Friday, July 11, 2025

Book Review: Mary Anne and Miss Priss

Title: Mary Anne and Miss Priss

Author: Ann M. Martin

Date: 1994

Publisher: Scholastic

ISBN: 0-590-47011-6

Length: 141 pages

Quote: “[Jenny had] acted so prim and proper and had been so fussy about the food she ate and the clothes she wore, that we’d often call her Miss Priss.”

Four-year-old Jenny can seem more appearance-conscious than her thirteen-year-old Baby-Sitters. The Baby-Sitters feel relieved when Jenny can be persuaded to wear trousers.
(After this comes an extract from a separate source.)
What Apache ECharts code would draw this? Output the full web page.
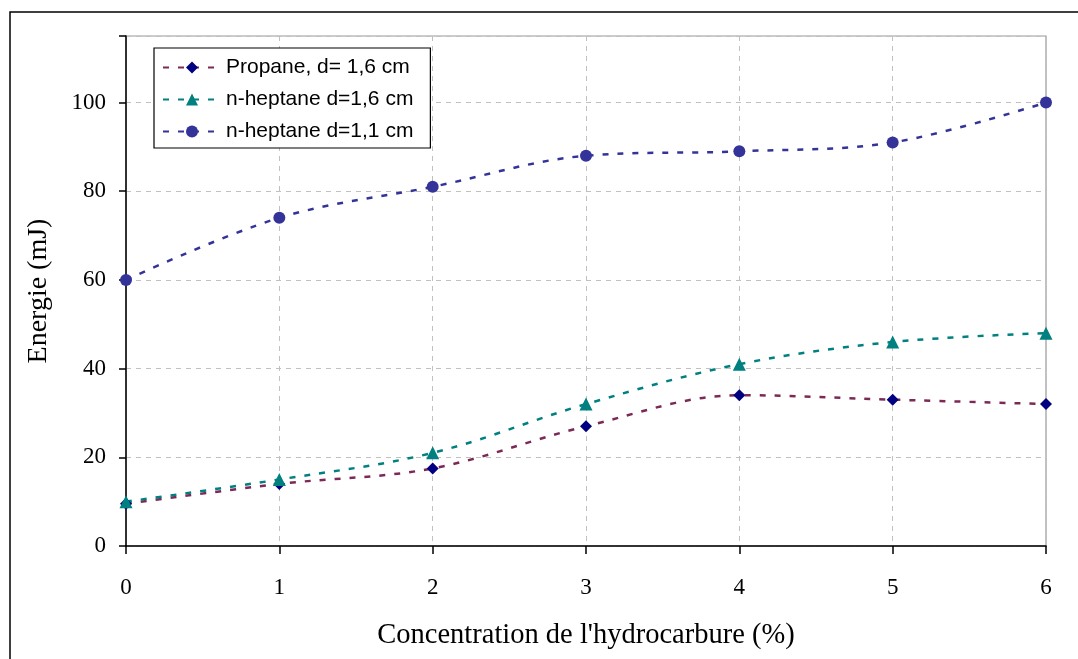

Then she suddenly reverts to wearing only frilly dresses and doing only things in which she can keep her dresses tidy. Mary Anne soon finds out her secret: Jenny and baby sister Andrea are working as TV models. Again.

There are more modeling jobs for babies than there are for four-year-olds. Jenny is as drained by auditions and as crushed by not being chosen as an older actress, too, and even feels jealous envy toward Andrea.

Fortunately, neither envy nor any other Deadly Sin can survive very long in the Baby-Sitters’ World of Nice. Mary Anne and Jenny’s mother decode Jenny’s fancier fashion statement fast and, since the Baby-Sitters Club books aren’t really novels so much as teaching stories about how a problem in baby-sitting can be resolved, everyone lives mostly happily ever after...although some subplots form, among Mary Anne’s half-dozen best friends, setting the stage for the next few volumes in the series.

The intended audience for these stories are in grades five through eight. The reading level might be an easy challenge for grade three. The stories are a quick, light, nostalgic read for any adults who still want one. While some publishers like to hustle books on and off store shelves for their own profit, as opposed to those of writers, readers, or booksellers, Scholastic keeps its books available through school book clubs. As a result, they report, although the Baby-Sitters Club would be older moms by now if they were real people, their adventures are still selling well. Other publishers who want steady streams of revenue could profit from Scholastic’s good example.